In class, we showed how an image can be expressed as the sum of an average face and a weighted sum of a subset of the eigenfaces. If you click the Generate Faces button, two randomly selected images from the training set will be displayed in the upper left corner of the GUI. The average face computed from the full training set is shown in the two display areas at the bottom of the GUI window. In the center, you will see the first eigenface, with the weights associated with this eigenface, obtained for the two face images shown. The Add Eigenface button will be enabled, allowing you to incrementally add each eigenface (with associated weights) to the average faces at the bottom, using the individual weights for each of the two face images. As you continue to click on the Add Eigenface button, you will see the two individual identities emerge.

For a few different pairs of images, observe the evolution of the composite image as more eigenfaces are added, and the different weights for each eigenface associated with each of the two face images (you do not need to record this information, just make a mental note).

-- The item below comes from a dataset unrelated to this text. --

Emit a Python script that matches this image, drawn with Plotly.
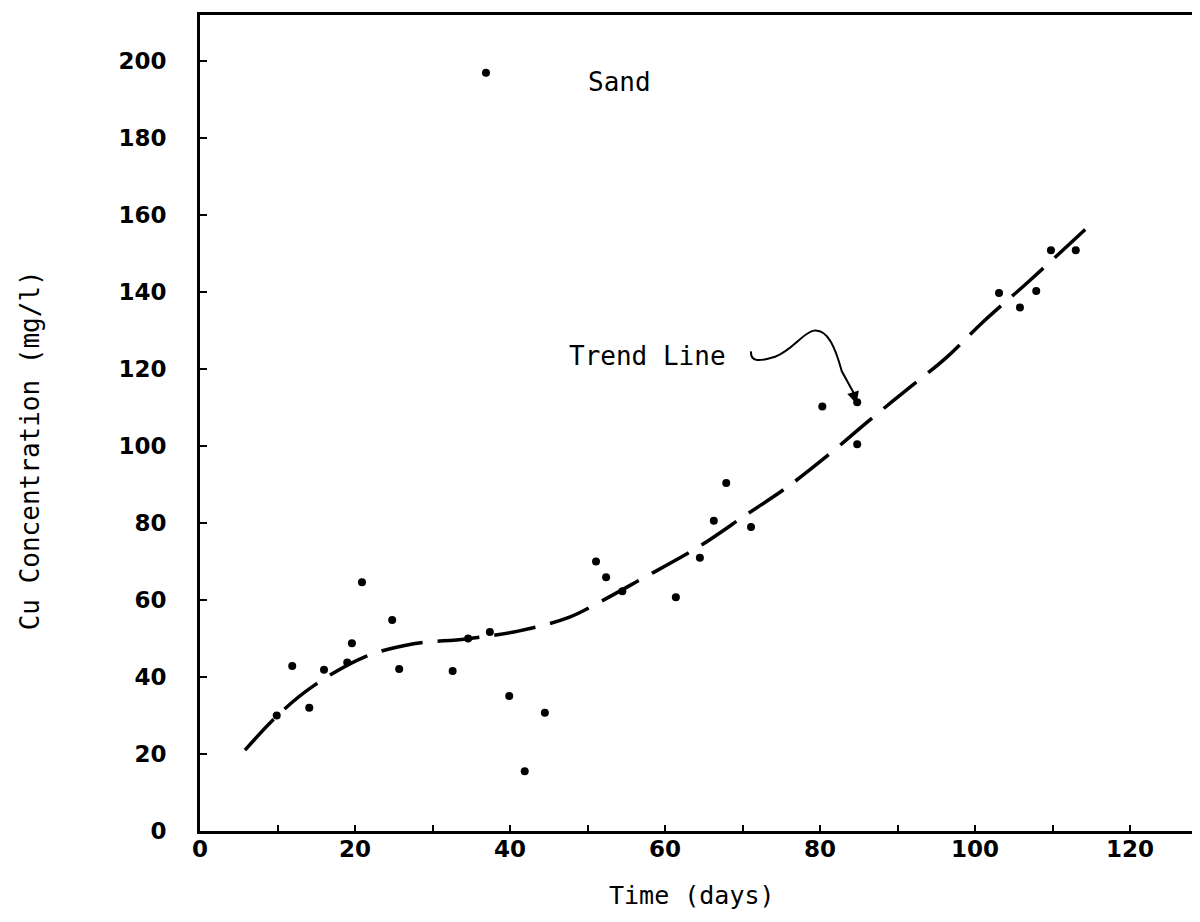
import plotly.graph_objects as go

# Measured data points (Time in days, Cu concentration mg/l)
days = [9.9, 11.9, 14.1, 16.0, 19.0, 19.6, 20.9, 24.8, 25.7, 32.6, 34.6, 36.9,
        37.4, 39.9, 41.9, 44.5, 51.1, 52.4, 54.5, 61.4, 64.5, 66.3, 67.9, 71.1,
        80.3, 84.8, 84.8, 103.1, 105.8, 107.9, 109.8, 113.0]
cu = [30.0, 42.9, 32.0, 41.9, 43.8, 48.8, 64.6, 54.8, 42.1, 41.6, 50.0, 197.0,
      51.7, 35.1, 15.5, 30.7, 70.0, 65.9, 62.3, 60.7, 71.0, 80.6, 90.4, 79.0,
      110.3, 111.4, 100.5, 139.8, 136.0, 140.3, 150.9, 150.9]

# Hand-drawn trend line
trend_days = [5.8, 10.0, 14.5, 21.2, 27.4, 34.3, 41.2, 47.6, 51.5, 57.0, 64.4,
              70.5, 75.6, 81.5, 85.9, 91.1, 96.3, 100.9, 107.0, 115.1]
trend_cu = [21.0, 30.0, 37.5, 45.2, 48.6, 49.9, 52.0, 55.5, 59.4, 65.5, 73.9,
            82.2, 89.1, 98.4, 105.9, 114.5, 123.0, 132.0, 142.9, 157.9]

x_tickvals = [0, 20, 40, 60, 80, 100, 120]
y_tickvals = [0, 20, 40, 60, 80, 100, 120, 140, 160, 180, 200]

fig = go.Figure()
fig.add_trace(go.Scatter(
    x=trend_days, y=trend_cu, mode="lines",
    line=dict(color="black", width=3.5, dash="42px,15px", shape="spline", smoothing=1.0),
    hoverinfo="skip", showlegend=False))
fig.add_trace(go.Scatter(
    x=days, y=cu, mode="markers",
    marker=dict(color="black", size=8),
    showlegend=False))

tickfont = dict(family="DejaVu Sans", size=23, color="black")
mono = "DejaVu Sans Mono"

fig.update_layout(
    width=1184, height=906,
    margin=dict(l=192, r=0, t=7, b=83),
    paper_bgcolor="white", plot_bgcolor="white",
    xaxis=dict(range=[0, 128], showgrid=False, zeroline=False,
               showline=True, linecolor="black", linewidth=3, mirror=True,
               tickmode="array", tickvals=x_tickvals,
               ticktext=[f"<b>{v}</b>" for v in x_tickvals],
               ticks="inside", ticklen=6, tickwidth=2, tickcolor="black",
               minor=dict(dtick=10, ticks="inside", ticklen=6, tickwidth=2, tickcolor="black"),
               tickfont=tickfont, ticklabelstandoff=-5),
    yaxis=dict(range=[0, 212], showgrid=False, zeroline=False,
               showline=True, linecolor="black", linewidth=3, mirror=False,
               tickmode="array", tickvals=y_tickvals,
               ticktext=[f"<b>{v}</b>" for v in y_tickvals],
               ticks="inside", ticklen=7, tickwidth=2, tickcolor="black",
               tickfont=tickfont, ticklabelstandoff=26),
    annotations=[
        dict(text="Time (days)", xref="paper", yref="paper", x=0.496, y=-0.079,
             showarrow=False, font=dict(family=mono, size=25, color="black"),
             xanchor="center", yanchor="middle"),
        dict(text="Cu Concentration (mg/l)", xref="paper", yref="paper", x=-0.171, y=0.467,
             showarrow=False, textangle=-90, font=dict(family=mono, size=26, color="black"),
             xanchor="center", yanchor="middle"),
        dict(text="Sand", xref="x", yref="y", x=54.1, y=194.5, showarrow=False,
             font=dict(family=mono, size=26, color="black"), xanchor="center", yanchor="middle"),
        dict(text="Trend Line", xref="x", yref="y", x=57.7, y=123.4, showarrow=False,
             font=dict(family=mono, size=26, color="black"), xanchor="center", yanchor="middle"),
        dict(text="", xref="x", yref="y", axref="x", ayref="y",
             x=84.7, y=111.0, ax=84.2, ay=114.5, showarrow=True,
             arrowhead=2, arrowsize=1.2, arrowwidth=2, arrowcolor="black"),
    ],
    shapes=[
        dict(type="path", xref="x", yref="y",
             path="M 71.1,124.6 C 71.0,122.0 72.0,121.8 74.2,123.2 C 76.5,125.0 77.8,129.5 79.2,130.0 C 81.0,130.5 82.0,125.5 82.8,119.5 L 84.3,114.0",
             line=dict(color="black", width=2)),
    ],
)

fig.write_html("out.html")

How many eigenfaces does it typically take to start distinguishing the two faces? How many eigenfaces are typically needed to create an identifiable version of each face?

Once the eigenfaces, or principal components, are computed, we can then try to recognize the person depicted in a novel image, and examine how the representation generalizes to handle, for example, different lighting, expressions, and orientations of a face. Using the popup menu to the right of the Test Set label, you can select one of three different test sets. View the face images that comprise each test set by making a selection and then clicking the View Test button (you will see a skinny window with two columns of face images). If you click on the Run Test button, the percentage of the test images that are correctly identified will be printed in the text box below this button. You can also modify the number of eigenfaces that are used to represent each of the training and test images. Based on the accuracy results obtained for different choices of test set and number of eigenfaces used, answer the final questions below.

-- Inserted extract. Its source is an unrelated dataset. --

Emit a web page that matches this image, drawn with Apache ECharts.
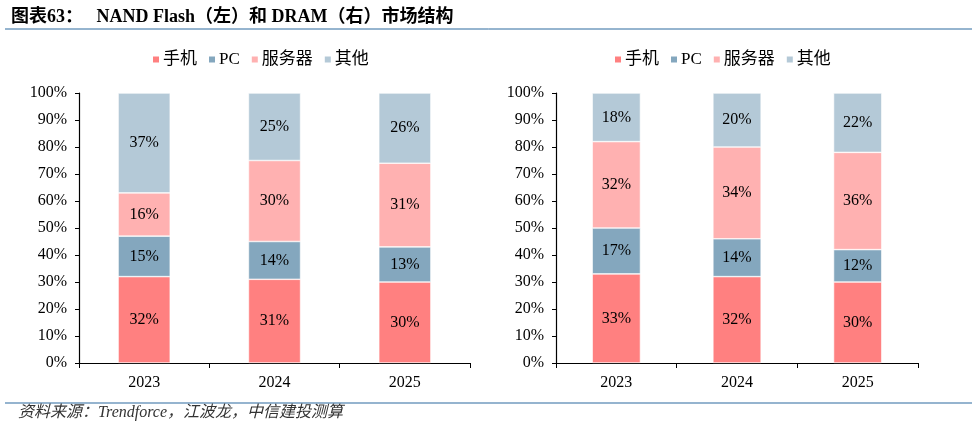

How well does the method generalize to different lighting conditions? to different emotions? How well does it tolerate small rotations in the image? How do the results depend on the number of eigenfaces used? Over what range do you see improvement in the results (this may vary for the different test sets). Why might you expect to obtain the results that you did? Relate the results to the nature of the information used by the PCA method to perform recognition.

Submission details: Hand in a hardcopy of your answers to the above questions.

Problem 3: Face Recognition in the Human Visual System

During class on Wednesday, November 7, we will have a class discussion about how people recognize faces. The main background for this discussion is the article by Sinha, Balas, Ostrovsky, and Russell entitled, Face Recognition by Humans: Nineteen Results All Computer Vision Researchers Should Know About, which was distributed in an earlier class. You should read this paper in its entirety and be prepared to discuss the basic observations from perceptual studies that are described in the paper, and their implications for the way in which faces may be represented and analyzed in the process of recognition. There are two topics that we will highlight in our discussion, which are addressed in more detail in the video and papers below: (1) the role of holistic processing of faces and (2) the role of average faces in familiar face recognition. For this problem, after reviewing the sources below, write a 1-2 page summary (at least 750 words) on the potential role of holistic processing and face averages in face recognition by humans.

Holistic Processing of Faces:
Lecture video by Nancy Kanwisher on What you can learn by studying behavior

Tanaka, J. W. & Simonyi, D. 2016. The "parts and wholes" of face recognition: A review of the literature, The Quarterly Journal of Experimental Psychology 69(10), 1876-1889.

Average Faces in Familiar Face Recognition:
Burton, A. M., Jenkins, R., Hancock, P. J. & White, D. 2005. Robust representations for face recognition: The power of averages, Cognitive Psychology 51, 256-284.

Submission details: Hand in a hardcopy of your summary for this problem.